William P. Meyers, Publisher and Editor

Lately this site may have looked abandonned. I started Mendoday because I thought (and still think) Mendocino County is not adequately served by its news papers and Web sites. But back in 2007 I also thought my prior business was going away, as my largest client moved my work to India. In 2008 the economy started looking a bit grim, and you know what followed. So I worked, when I could, on creating the skeleton of this site to flesh out.

But my clients did not entirely disappear. This year July was booked to the maximum with my stepson (who lived in Anchor Bay until he was six) getting married at the end of the month. By the time Jan and I got back from Whidbey Island near Seattle, more work had piled up and Mendoday had to stay on the back burner. If we already had more readers I would not have prioritized things that way, but my nationally oriented web sites have a lot more readers.

On the coast in particular, and even inland, it has been a winter-like summer. Highs here on Ten Mile Road, about two miles from the ocean, have rarely been over 70 degrees Fahrenheit. Lows have often been in the high 40s. In other parts of the world, however, people are starting to take global warming seriously. Russia was hit by heat and drought that drove wheat prices up in international markets. In the United States the middle and east sections of the company roasted, but at least did not suffer from drought.

In Ukiah the Board of Supervisors has had no choice but to cut the budget. In the seven good years of rising housing prices and rising tax proceeds they spent more than they made and promised more than they could possibly give in the future. I'm not saying it is easy to be an elected official (I did that once). Everyone wants more money, and no one wants to pay more taxes. So instead of the government being able to pick up the slack when the private sector has a downturn, we have the government laying off workers, adding to the overall misery.

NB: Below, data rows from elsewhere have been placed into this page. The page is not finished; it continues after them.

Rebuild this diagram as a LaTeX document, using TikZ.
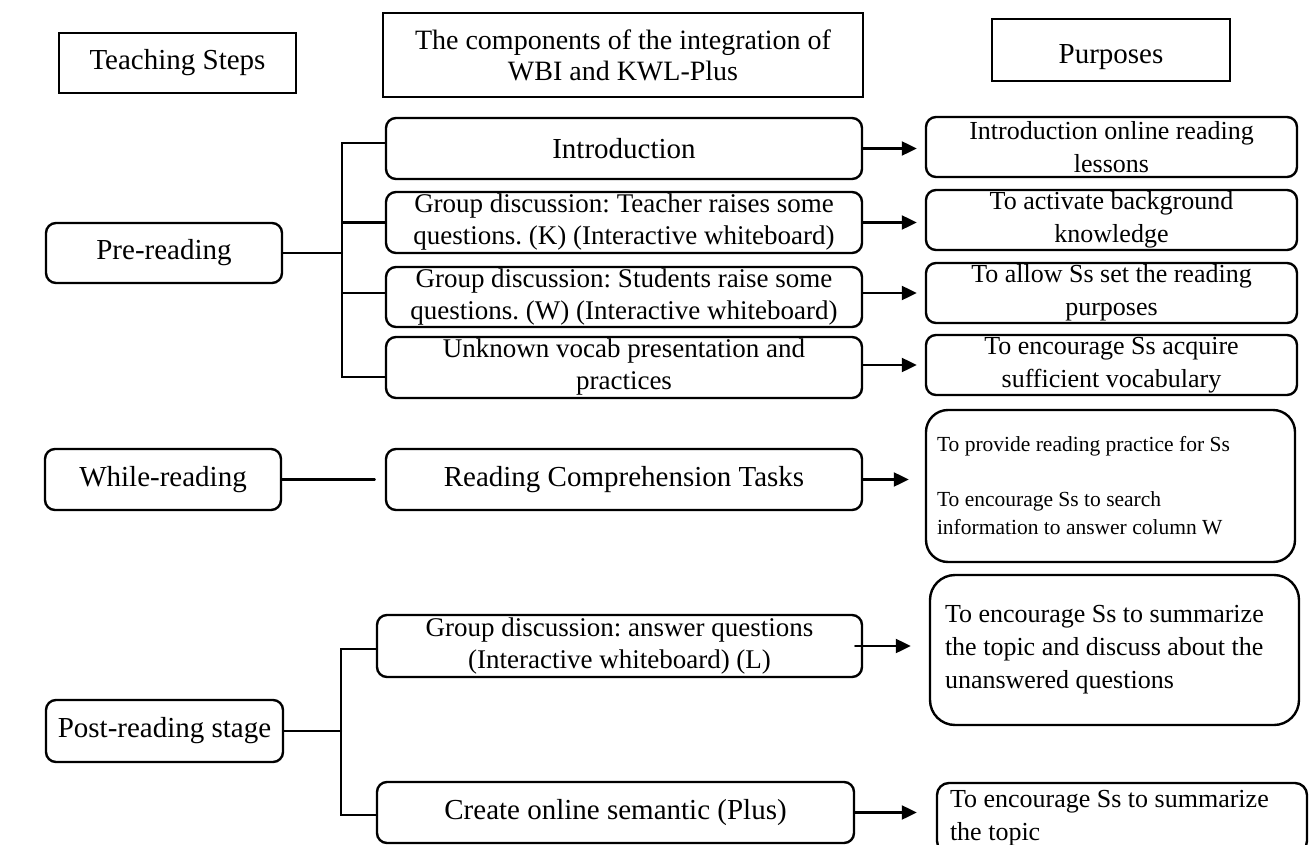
\documentclass[tikz,border=0pt]{standalone}
\usepackage{fontspec}
\setmainfont{Liberation Serif}
\usetikzlibrary{arrows.meta}
\frenchspacing
\begin{document}
\begin{tikzpicture}[x=1pt, y=-1pt, line cap=round,
    box/.style={draw, line width=2.4pt, rounded corners=10pt, inner sep=0pt, align=center},
    sq/.style={draw, line width=2.2pt, inner sep=0pt, align=center},
    big/.style={font=\fontsize{29}{31}\selectfont},
    mid/.style={font=\fontsize{27}{32}\selectfont},
    purp/.style={font=\fontsize{26}{33}\selectfont},
    link/.style={line width=2.2pt},
    arr/.style={line width=2.2pt, -{Triangle[length=15pt, width=14pt]}}]
  \useasboundingbox (0,0) rectangle (1311,845);
  \clip (0,0) rectangle (1311,845);
  \fill[white] (0,0) rectangle (1311,845);

  \node[sq, big, minimum width=237pt, minimum height=60pt] (steps) at (177.5,63) {Teaching Steps};
  \node[sq, font=\fontsize{28}{31}\selectfont, minimum width=480pt, minimum height=84pt] (comp) at (623,55) {The components of the integration of\\WBI and KWL-Plus};
  \node[sq, big, minimum width=238pt, minimum height=62pt, text height=28pt, text depth=0pt] (purps) at (1111,50) {Purposes};

  \node[box, big, minimum width=236pt, minimum height=60pt] (pre) at (164,253) {Pre-reading};
  \node[box, big, minimum width=236pt, minimum height=61pt] (whl) at (163,479.5) {While-reading};
  \node[box, big, minimum width=237pt, minimum height=62pt] (pst) at (164.5,731) {Post-reading stage};

  \node[box, big, minimum width=476pt, minimum height=61pt] (intro) at (624,148.5) {Introduction};
  \node[box, mid, minimum width=476pt, minimum height=61pt] (tgd) at (624,222.5) {Group discussion: Teacher raises some\\questions. (K) (Interactive whiteboard)};
  \node[box, mid, minimum width=476pt, minimum height=60pt] (sgd) at (624,297) {Group discussion: Students raise some\\questions. (W) (Interactive whiteboard)};
  \node[box, mid, minimum width=476pt, minimum height=61pt] (vocab) at (624,367.5) {Unknown vocab presentation and\\practices};
  \node[box, big, minimum width=476pt, minimum height=61pt] (rc) at (624,479.5) {Reading Comprehension Tasks};
  \node[box, mid, minimum width=485pt, minimum height=62pt] (ans) at (619.5,646) {Group discussion: answer questions\\(Interactive whiteboard) (L)};
  \node[box, big, minimum width=477pt, minimum height=61pt] (crt) at (615.5,812.5) {Create online semantic (Plus)};

  \node[box, purp, minimum width=371pt, minimum height=60pt] (introp) at (1111.5,147) {Introduction online reading\\lessons};
  \node[box, purp, minimum width=371pt, minimum height=60pt] (actp) at (1111.5,220) {To activate background\\knowledge};
  \node[box, purp, minimum width=371pt, minimum height=60pt] (allowp) at (1111.5,293) {To allow Ss set the reading\\purposes};
  \node[box, purp, minimum width=371pt, minimum height=60pt] (vocabp) at (1111.5,365) {To encourage Ss acquire\\sufficient vocabulary};
  \node[box, rounded corners=22pt, font=\fontsize{21.5}{28}\selectfont, align=flush left, text width=347pt, inner xsep=11pt, minimum height=152pt] (practp) at (1110.5,486) {To provide reading practice for Ss\\[27pt]To encourage Ss to search\\information to answer column W};
  \node[box, purp, rounded corners=25pt, align=flush left, text width=339pt, inner xsep=15pt, minimum height=150pt] (sump) at (1114.5,650) {To encourage Ss to summarize\\the topic and discuss about the\\unanswered questions};
  \node[box, purp, rounded corners=12pt, align=flush left, text width=344pt, inner xsep=13pt, minimum height=70pt] (lastp) at (1122,818) {To encourage Ss to summarize\\the topic};

  \coordinate (prefork) at (342,253);
  \coordinate (postfork) at (341,731);
  \draw[link] (pre) -- (prefork);
  \foreach \b/\s in {intro/5.5, tgd/0, sgd/4, vocab/-9.5}
    \draw[link] ([yshift=\s pt]\b.west) -| (prefork);
  \draw[link] (whl) -- ([xshift=-10pt]rc.west);
  \draw[link] (pst) -- (postfork);
  \foreach \b/\s in {ans/-3, crt/-2.5}
    \draw[link] ([yshift=\s pt]\b.west) -| (postfork);

  \draw[arr, shorten >=8pt] (intro) -- (intro.east -| introp.west);
  \draw[arr, shorten >=8pt] (tgd) -- (tgd.east -| actp.west);
  \draw[arr, shorten >=8pt] (sgd.east |- allowp) -- (allowp);
  \draw[arr, shorten >=8pt] (vocab.east |- vocabp) -- (vocabp);
  \draw[arr, shorten >=16pt] (rc) -- (rc.east -| practp.west);
  \draw[arr, shorten >=18pt] ([xshift=-8pt]ans.east) -- (ans.east -| sump.west);
  \draw[arr, shorten >=19pt] (crt) -- (crt.east -| lastp.west);
\end{tikzpicture}
\end{document}
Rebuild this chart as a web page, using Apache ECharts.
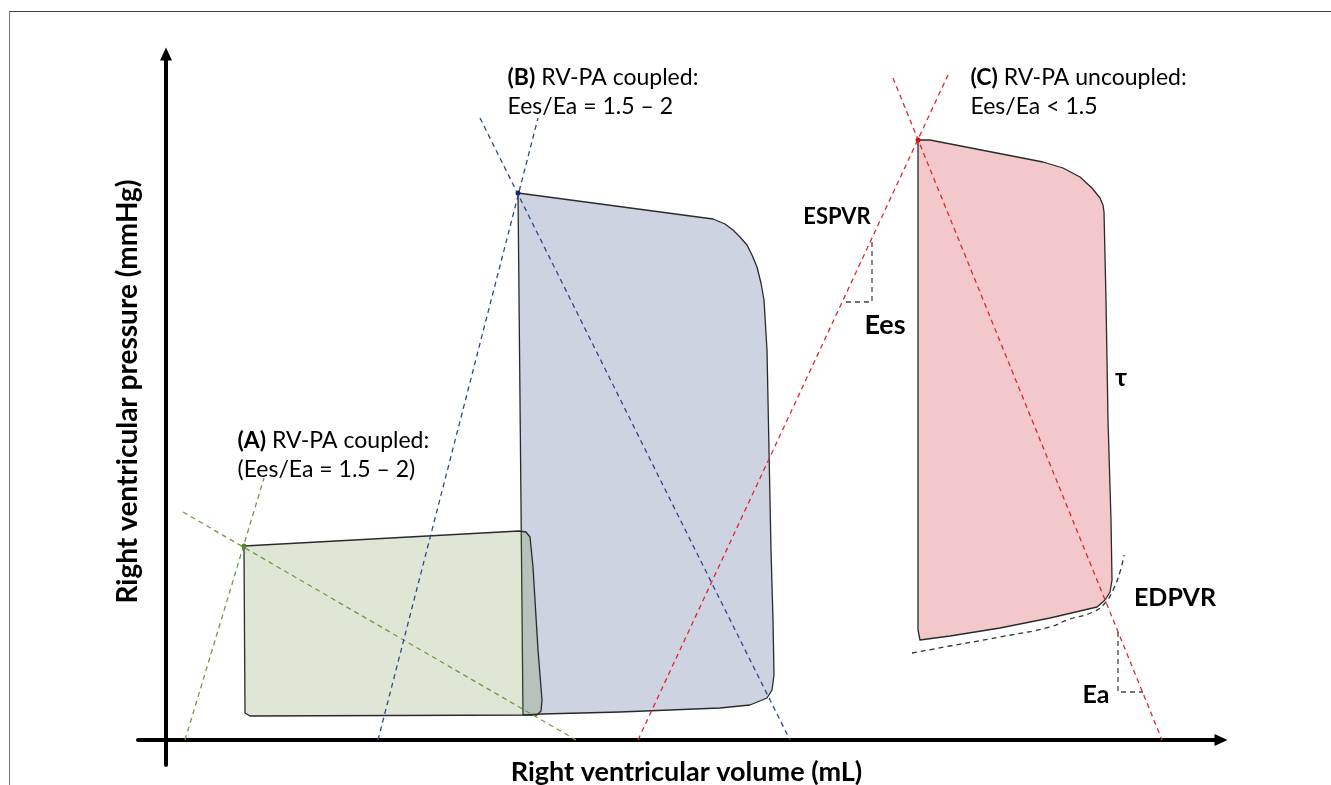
<!DOCTYPE html>
<html><head><meta charset="utf-8">
<script src="https://cdn.jsdelivr.net/npm/echarts@6/dist/echarts.min.js"></script>
<style>html,body{margin:0;padding:0;background:#fff}#c{width:1331px;height:785px}</style>
</head><body><div id="c"></div>
<script>
// ---- data (volume units, pressure units; arbitrary schematic scale) ----
const loopA = [[78,194],[353,209],[360,208],[364,203],[367,173],[372,90],[376,40],[375,29],[371,25],[84,24],[79,27],[78,190]];
const loopB = [[352,547],[547,521],[559,516],[567,510],[574,503],[581,495],[586,485],[591,473],[595,457],[598,440],[601,390],[603,290],[605,190],[607,120],[608,65],[606,50],[601,42],[584,35],[554,32],[454,28],[376,26],[357,25],[354,340]];
const loopC = [[752,600],[764,600],[877,578],[897,572],[914,563],[926,552],[934,542],[937,535],[938,528],[940,440],[942,320],[945,220],[946,160],[944,148],[939,140],[931,133],[884,122],[834,112],[784,104],[754,100],[752,110]];

const espvrA = [[19,0],[98,262]];
const eaA    = [[17,228],[410,0]];
const espvrB = [[212,0],[372,622]];
const eaB    = [[314,622],[624,0]];
const espvrC = [[472,0],[782,665]];
const eaC    = [[727,662],[996,0]];

const edpvr = [[746,87],[784,94],[834,103],[884,113],[901,120],[927,128],[939,137],[947,150],[954,168],[958,185]];
const eesSlope = [[706,498],[706,438],[677,438]];
const eaSlope  = [[952,108],[952,48],[977,48]];

const endSystolicPoints = [[78,194],[352,547],[752,600]];

const blockLabels = ['{b|(A)} RV-PA coupled:\n(Ees/Ea = 1.5 – 2)', '{b|(B)} RV-PA coupled:\nEes/Ea = 1.5 – 2', '{b|(C)} RV-PA uncoupled:\nEes/Ea < 1.5'];
const blockAnchors = [[71,285],[341,648],[804,648]];
const termLabels = ['ESPVR','Ees','τ','EDPVR','Ea'];
const termAnchors = [[671,523],[719,415],[955,362],[1009,142],[930,45]];

const xAxisName = 'Right ventricular volume (mL)';
const yAxisName = 'Right ventricular pressure (mmHg)';

// ---- chart ----
const FONT = 'Lato';
const termFontSizes = [22, 27, 25, 25, 25];
const chart = echarts.init(document.getElementById('c'), null, {renderer:'canvas'});

function loopSeries(pts, fill, z) {
  return {
    type:'custom', coordinateSystem:'cartesian2d', silent:true, z:z,
    data:[[pts[0][0], pts[0][1]]],
    renderItem:function(params, api){
      return {type:'polygon', shape:{points:pts.map(function(p){return api.coord(p);})},
        style:{fill:fill, stroke:'#2a2a2a', lineWidth:1.3, lineJoin:'round'}};
    }
  };
}
function dashSeries(pts, color, z, smooth) {
  return {type:'line', data:pts, symbol:'none', silent:true, smooth:!!smooth, z:z||5,
    lineStyle:{color:color, width:1.3, type:[5,4]}};
}

const option = {
  animation:false,
  backgroundColor:'#fff',
  grid:{left:138, right:110, top:54, bottom:20, outerBoundsMode:'none', containLabel:false},
  xAxis:{type:'value', min:-28, max:1055,
    name:xAxisName, nameLocation:'middle', nameGap:-6,
    nameTextStyle:{fontFamily:FONT, fontSize:27, fontWeight:'bold', color:'#000', padding:[0,0,0,14]},
    axisLine:{show:true, onZero:true, symbol:['none','triangle'], symbolSize:[12,13], lineStyle:{color:'#000', width:4}},
    axisTick:{show:false}, axisLabel:{show:false}, splitLine:{show:false}},
  yAxis:{type:'value', min:-25, max:686,
    name:yAxisName, nameLocation:'middle', nameGap:-4,
    nameTextStyle:{fontFamily:FONT, fontSize:28, fontWeight:'bold', color:'#000', padding:[0,0,0,36]},
    axisLine:{show:true, onZero:true, symbol:['none','triangle'], symbolSize:[12,13], lineStyle:{color:'#000', width:4}},
    axisTick:{show:false}, axisLabel:{show:false}, splitLine:{show:false}},
  graphic:[
    {type:'line', shape:{x1:9, y1:11.5, x2:1331, y2:11.5}, style:{stroke:'#444', lineWidth:1.2}, silent:true},
    {type:'line', shape:{x1:9.5, y1:11, x2:9.5, y2:785}, style:{stroke:'#777', lineWidth:1}, silent:true}
  ],
  series:[
    loopSeries(loopB, '#cdd3e0', 2),
    loopSeries(loopA, 'rgba(95,130,50,0.2)', 3),
    loopSeries(loopC, '#f2c8ca', 2),
    dashSeries(espvrA, '#6f9a45'),
    dashSeries(eaA, '#6f9a45'),
    dashSeries(espvrB, '#2b4a8c'),
    dashSeries(eaB, '#2b4a8c'),
    dashSeries(espvrC, '#e0282c'),
    dashSeries(eaC, '#e0282c'),
    dashSeries(edpvr, '#333', 5, 0.4),
    dashSeries(eesSlope, '#444'),
    dashSeries(eaSlope, '#444'),
    {type:'scatter', silent:true, z:8, symbolSize:5,
      data:endSystolicPoints.map(function(p,i){return {value:p, itemStyle:{opacity:1, color:['#4a8a2a','#0d2a6e','#d4121c'][i]}};})},
    {type:'scatter', silent:true, z:9, symbolSize:1, itemStyle:{color:'rgba(0,0,0,0)', opacity:1},
      data:blockAnchors.map(function(p,i){return {value:p, label:{formatter:blockLabels[i]}};}),
      label:{show:true, position:'right', distance:0, fontFamily:FONT, fontSize:23, color:'#000', opacity:1, lineHeight:29,
        rich:{b:{fontFamily:FONT, fontSize:23, fontWeight:'bold', color:'#000', lineHeight:29}}}},
    {type:'scatter', silent:true, z:9, symbolSize:1, itemStyle:{color:'rgba(0,0,0,0)', opacity:1},
      data:termAnchors.map(function(p,i){return {value:p, label:{formatter:termLabels[i], fontSize:termFontSizes[i]}};}),
      label:{show:true, position:'inside', fontFamily:FONT, fontWeight:'bold', color:'#000', opacity:1}}
  ]
};
chart.setOption(option);
</script></body></html>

In Sacramento the legislature is, yet again, unable to agree upon a budget. I have a new rule that might help: any year the budget is even a day late, all members of the legislature are forever thereafter prohibited from ever seeking elected office or any government job of any kind. That would get us budgets on time. They don't improve just because they are late.

Of course the voters could throw the rascals out, but the rascals control the voters, not the other way around. It is a sad thing seeing someone as incompetent as Wesley Chesbro breezing into another term, but it is inevitable given the structure of the system. All sleezedom lines up behind the incumbent, of either party, making challenging an incumbent so formidable that no one with much going for them will take it on. That being a given, there ought to be a way to hold Wesley's feet to the fire. The fire of we want a budget passed on time. Every year. Whatever compromises have to be made, whatever corrupt bargains struck, at least do them on time.

At least the local redwood trees are happy with all the fog dripping down too their roots this summer. Enjoy life as best you can. And it you are out of work, do something productive. Clean up your neighborhood, babysit for overwhelmed relatives, volunteer. Don't just sit on your ass waiting for unemployment checks to arrive. That isn't good for you, and it is not good for society. You might even find you can make a nice little service business for yourself, if you ask people what they need done, and do it humbly, well, and at minimum cost to them.